The Association of Community Rail Partnerships (ACoRP) fosters a myriad of local initiatives being taken by ordinary men and women – and children – to make Britain’s railways better and more appealing. Perhaps the greatest unsung success story of recent years is the development of the community railway partnerships in often overlooked parts of the network.

I met Neil Buxton the following morning still fresh and limber after a late night with the winners of the awards and their supporters. Buxton is a tall, slim man, articulate and younger looking than his 57 years. However he is no gym rat.
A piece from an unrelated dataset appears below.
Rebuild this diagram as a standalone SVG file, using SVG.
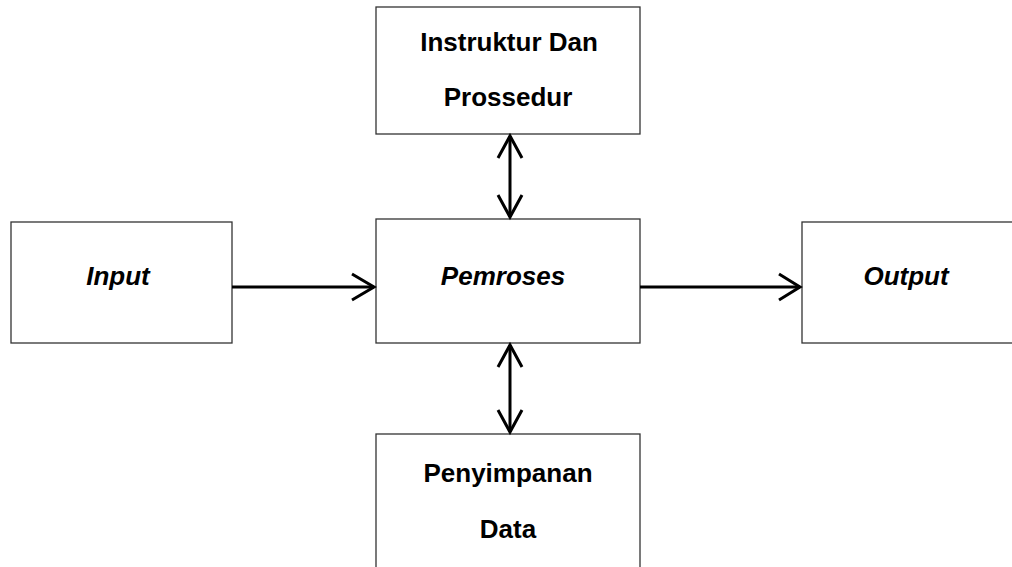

‘I drink too much beer but I never did any sport,’ he says cheerfully. ‘It’s got to the point where I wear a pedometer now to make sure I walk enough.’ Living in North Yorkshire certainly makes walking the sport of choice. Buxton, a Londoner, moved there some years ago

A cost-effective win

The Association of Community Rail Partnerships links government organisations and railway companies with the local communities they serve. ACoRP is mainly funded by the Department for Transport. Local authorities have been very helpful too. For them it’s a cost effective win. The result of local community rail initiatives are out there on the railway fully visible.

An Enabler

ACoRP supports about 60 community rail partnerships across the country. Knowledge and best practice are shared. That’s what the awards, now in their sixth year, are about. ‘Each CRP has a partnership officer – sometimes part time – who is largely an enabler.

We’ve been doing the Big Society long before the current government thought about it. It is a method of getting interested parties around a table. Everyone recognises that the community railways that we deal with are never going to be profitable in the conventional sense.

However, they are profitable in another sense. They help communities survive and thrive. People get access to work. We want to try and make them more effective. We understand we can’t throw money at them. We are not in the business of closing lines for their own sake but if they don’t deliver then what is the point of it being there?

We’re into transport, mobility, getting people out and about and we happen to feel that the railway is the best way to do this. The railway is a vastly underused resource. Our role is to try and get more people on trains in a cost effective way.’

How does it fit together?

A Community Rail Partnership is usually made up of the train operator and the local authority. ‘Then you tie in the British Transport Police, local district councils, schools, volunteers, right down to individuals.’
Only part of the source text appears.